— START OF RECORD EXTRACTS —

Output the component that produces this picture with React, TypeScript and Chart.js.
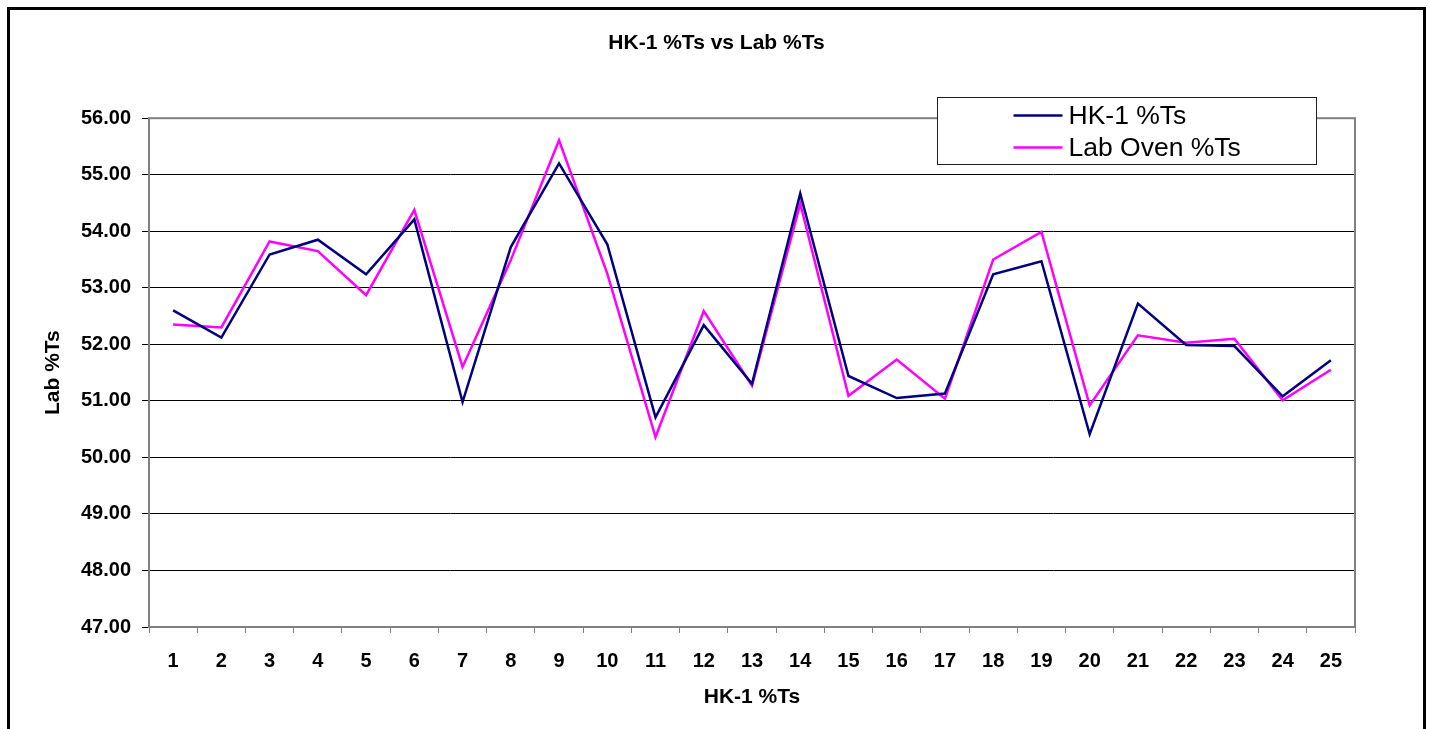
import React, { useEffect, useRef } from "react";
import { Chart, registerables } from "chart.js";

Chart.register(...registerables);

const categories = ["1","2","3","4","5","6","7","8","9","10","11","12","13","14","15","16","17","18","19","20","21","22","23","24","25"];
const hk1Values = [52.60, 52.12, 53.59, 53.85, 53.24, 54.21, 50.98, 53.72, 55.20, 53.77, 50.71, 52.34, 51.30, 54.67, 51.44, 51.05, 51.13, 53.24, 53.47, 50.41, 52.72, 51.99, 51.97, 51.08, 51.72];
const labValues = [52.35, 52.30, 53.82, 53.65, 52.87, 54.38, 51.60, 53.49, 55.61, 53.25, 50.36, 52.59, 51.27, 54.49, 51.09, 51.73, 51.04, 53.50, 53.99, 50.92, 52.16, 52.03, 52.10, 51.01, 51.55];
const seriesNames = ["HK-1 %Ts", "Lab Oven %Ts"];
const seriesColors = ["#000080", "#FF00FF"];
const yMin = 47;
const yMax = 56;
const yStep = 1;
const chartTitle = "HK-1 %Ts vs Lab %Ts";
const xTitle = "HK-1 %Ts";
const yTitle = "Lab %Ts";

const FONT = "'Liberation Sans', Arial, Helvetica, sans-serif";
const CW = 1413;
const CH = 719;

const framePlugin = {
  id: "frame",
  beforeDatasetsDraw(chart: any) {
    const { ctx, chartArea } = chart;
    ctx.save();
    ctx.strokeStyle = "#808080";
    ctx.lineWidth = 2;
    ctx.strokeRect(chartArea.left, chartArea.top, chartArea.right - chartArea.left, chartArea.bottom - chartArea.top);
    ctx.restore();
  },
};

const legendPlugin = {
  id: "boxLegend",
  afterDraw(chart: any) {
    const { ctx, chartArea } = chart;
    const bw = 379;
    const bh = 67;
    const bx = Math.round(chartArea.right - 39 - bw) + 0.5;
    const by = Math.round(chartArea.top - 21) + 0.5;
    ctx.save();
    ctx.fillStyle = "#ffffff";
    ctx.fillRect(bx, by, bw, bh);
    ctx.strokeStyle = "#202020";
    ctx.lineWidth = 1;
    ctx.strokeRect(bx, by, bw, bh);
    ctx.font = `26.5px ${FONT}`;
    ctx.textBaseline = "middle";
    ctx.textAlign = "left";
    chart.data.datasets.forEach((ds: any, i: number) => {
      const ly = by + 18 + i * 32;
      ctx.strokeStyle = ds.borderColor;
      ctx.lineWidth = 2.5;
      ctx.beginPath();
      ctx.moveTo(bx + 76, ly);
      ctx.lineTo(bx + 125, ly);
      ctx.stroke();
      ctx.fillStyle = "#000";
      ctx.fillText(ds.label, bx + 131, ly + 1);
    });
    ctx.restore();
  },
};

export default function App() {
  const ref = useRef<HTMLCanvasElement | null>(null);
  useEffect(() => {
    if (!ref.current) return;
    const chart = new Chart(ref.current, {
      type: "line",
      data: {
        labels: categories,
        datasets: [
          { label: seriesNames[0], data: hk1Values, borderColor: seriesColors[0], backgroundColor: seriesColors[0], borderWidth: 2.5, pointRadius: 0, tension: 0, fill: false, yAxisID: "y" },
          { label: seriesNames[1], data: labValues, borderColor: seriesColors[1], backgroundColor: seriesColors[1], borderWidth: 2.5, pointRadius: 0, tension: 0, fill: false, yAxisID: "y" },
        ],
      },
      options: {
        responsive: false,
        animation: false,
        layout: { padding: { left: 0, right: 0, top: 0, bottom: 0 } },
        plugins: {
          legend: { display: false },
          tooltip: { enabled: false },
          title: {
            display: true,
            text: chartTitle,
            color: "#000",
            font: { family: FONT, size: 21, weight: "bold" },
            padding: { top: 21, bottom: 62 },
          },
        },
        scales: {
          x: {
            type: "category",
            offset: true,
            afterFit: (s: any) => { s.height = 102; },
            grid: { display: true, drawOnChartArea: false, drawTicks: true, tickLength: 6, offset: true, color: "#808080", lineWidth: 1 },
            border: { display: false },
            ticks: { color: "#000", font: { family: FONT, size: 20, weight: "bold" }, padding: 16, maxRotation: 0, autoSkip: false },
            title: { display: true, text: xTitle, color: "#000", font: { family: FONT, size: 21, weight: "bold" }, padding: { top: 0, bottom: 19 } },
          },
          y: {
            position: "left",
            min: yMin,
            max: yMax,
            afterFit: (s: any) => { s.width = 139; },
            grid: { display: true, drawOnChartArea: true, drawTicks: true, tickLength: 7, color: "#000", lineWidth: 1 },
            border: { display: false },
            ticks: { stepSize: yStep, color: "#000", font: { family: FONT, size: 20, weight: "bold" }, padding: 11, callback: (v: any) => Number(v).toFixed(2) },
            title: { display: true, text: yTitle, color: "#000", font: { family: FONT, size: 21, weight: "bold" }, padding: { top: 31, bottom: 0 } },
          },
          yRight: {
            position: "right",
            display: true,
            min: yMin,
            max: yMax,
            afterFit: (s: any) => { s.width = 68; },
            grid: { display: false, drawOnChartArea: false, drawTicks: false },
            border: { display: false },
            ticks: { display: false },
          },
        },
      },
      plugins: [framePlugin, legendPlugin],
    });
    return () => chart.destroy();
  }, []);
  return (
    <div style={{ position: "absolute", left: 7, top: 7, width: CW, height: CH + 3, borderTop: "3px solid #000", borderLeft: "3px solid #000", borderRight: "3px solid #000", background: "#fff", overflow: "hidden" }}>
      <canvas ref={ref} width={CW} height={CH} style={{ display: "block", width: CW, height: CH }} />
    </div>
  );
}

— END OF RECORD EXTRACTS —
— START OF RECORD EXTRACTS —

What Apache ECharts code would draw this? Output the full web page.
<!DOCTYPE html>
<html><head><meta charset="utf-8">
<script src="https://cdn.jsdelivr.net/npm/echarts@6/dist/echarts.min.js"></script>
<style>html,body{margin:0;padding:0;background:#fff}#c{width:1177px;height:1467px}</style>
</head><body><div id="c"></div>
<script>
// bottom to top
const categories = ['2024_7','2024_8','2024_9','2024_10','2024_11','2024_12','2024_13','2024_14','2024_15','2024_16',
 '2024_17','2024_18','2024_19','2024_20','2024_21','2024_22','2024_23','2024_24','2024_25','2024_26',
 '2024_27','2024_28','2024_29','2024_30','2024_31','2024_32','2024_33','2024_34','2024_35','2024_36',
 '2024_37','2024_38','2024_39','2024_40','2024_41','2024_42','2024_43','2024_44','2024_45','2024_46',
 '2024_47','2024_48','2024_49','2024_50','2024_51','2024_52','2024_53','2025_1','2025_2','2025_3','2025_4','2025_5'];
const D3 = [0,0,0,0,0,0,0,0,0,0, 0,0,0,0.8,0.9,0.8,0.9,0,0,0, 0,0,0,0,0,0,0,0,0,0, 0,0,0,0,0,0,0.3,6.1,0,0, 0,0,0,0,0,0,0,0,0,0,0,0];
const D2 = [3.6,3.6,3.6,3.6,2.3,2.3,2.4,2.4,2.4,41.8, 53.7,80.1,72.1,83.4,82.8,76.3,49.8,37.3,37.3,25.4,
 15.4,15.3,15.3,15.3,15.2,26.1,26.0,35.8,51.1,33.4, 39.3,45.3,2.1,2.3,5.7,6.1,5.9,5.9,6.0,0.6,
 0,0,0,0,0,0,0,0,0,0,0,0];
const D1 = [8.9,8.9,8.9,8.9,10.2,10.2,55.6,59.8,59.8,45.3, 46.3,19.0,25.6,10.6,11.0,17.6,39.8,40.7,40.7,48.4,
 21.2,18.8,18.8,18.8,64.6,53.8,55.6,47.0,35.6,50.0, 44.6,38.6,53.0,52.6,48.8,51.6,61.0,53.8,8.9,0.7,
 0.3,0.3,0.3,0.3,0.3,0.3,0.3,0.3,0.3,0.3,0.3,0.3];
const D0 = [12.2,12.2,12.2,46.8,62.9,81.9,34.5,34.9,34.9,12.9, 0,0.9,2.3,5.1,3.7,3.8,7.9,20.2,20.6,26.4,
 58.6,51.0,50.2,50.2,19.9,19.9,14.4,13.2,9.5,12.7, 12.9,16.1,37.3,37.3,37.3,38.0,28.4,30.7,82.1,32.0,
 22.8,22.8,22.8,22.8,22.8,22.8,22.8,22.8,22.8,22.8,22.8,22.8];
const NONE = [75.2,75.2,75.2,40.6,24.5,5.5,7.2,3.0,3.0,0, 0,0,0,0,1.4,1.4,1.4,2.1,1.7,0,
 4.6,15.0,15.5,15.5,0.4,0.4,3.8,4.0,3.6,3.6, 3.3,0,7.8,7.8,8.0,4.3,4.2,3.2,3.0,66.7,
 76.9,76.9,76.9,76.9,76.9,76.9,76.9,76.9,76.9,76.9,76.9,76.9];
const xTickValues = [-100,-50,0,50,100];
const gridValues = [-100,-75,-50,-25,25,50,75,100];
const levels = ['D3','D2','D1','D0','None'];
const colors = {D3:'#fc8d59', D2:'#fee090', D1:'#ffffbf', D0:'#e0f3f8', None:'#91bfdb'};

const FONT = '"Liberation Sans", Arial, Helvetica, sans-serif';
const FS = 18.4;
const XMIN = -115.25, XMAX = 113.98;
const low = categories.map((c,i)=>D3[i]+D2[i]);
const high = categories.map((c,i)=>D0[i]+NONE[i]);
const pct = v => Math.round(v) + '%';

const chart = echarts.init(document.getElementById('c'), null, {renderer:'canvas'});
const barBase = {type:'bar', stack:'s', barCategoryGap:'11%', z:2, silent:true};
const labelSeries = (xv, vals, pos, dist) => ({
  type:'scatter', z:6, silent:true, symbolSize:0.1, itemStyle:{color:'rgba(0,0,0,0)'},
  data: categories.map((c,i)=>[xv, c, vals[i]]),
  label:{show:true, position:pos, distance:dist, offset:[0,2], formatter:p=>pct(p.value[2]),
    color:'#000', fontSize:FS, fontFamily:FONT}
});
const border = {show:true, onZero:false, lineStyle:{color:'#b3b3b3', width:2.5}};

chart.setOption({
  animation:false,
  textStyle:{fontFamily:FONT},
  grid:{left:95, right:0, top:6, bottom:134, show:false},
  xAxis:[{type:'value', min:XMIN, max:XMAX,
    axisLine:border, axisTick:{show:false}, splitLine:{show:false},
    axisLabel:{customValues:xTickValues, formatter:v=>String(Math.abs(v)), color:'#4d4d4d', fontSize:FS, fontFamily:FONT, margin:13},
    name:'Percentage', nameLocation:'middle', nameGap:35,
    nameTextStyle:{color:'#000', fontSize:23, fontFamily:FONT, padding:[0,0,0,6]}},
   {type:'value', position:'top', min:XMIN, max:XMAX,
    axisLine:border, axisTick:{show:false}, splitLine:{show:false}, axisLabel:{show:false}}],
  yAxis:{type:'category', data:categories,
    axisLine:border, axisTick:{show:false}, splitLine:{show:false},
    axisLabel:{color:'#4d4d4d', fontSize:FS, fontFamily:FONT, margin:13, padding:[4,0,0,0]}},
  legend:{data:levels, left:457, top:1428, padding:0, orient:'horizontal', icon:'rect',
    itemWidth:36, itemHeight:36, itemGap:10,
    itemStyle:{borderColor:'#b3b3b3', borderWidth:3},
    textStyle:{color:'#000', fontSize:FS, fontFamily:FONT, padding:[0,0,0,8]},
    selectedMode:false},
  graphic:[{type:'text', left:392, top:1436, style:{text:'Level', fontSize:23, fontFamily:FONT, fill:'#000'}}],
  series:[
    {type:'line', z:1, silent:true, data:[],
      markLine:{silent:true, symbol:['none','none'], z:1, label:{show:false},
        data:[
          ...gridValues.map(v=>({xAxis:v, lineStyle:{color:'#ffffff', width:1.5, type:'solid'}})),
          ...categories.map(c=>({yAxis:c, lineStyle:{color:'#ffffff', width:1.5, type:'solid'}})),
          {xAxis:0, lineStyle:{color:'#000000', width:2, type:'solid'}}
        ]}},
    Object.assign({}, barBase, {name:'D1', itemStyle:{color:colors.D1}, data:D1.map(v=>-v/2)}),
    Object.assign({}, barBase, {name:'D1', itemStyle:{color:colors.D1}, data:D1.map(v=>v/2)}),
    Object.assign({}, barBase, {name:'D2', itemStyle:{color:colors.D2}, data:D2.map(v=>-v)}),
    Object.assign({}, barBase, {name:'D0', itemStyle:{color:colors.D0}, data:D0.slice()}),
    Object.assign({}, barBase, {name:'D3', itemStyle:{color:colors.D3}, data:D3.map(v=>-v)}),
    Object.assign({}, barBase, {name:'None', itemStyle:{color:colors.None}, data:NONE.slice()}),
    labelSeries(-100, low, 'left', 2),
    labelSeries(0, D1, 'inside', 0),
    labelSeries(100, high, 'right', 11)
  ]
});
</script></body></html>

— END OF RECORD EXTRACTS —

(STATED PROBLEM) Transcribe, leaving out pictures, each line from the one containing "Output the component" through the one containing "Chart.register(...registerables);".

(RESPONSE TO THIS TASK)
Output the component that produces this picture with React, TypeScript and Chart.js.
import React, { useEffect, useRef } from "react";
import { Chart, registerables } from "chart.js";

Chart.register(...registerables);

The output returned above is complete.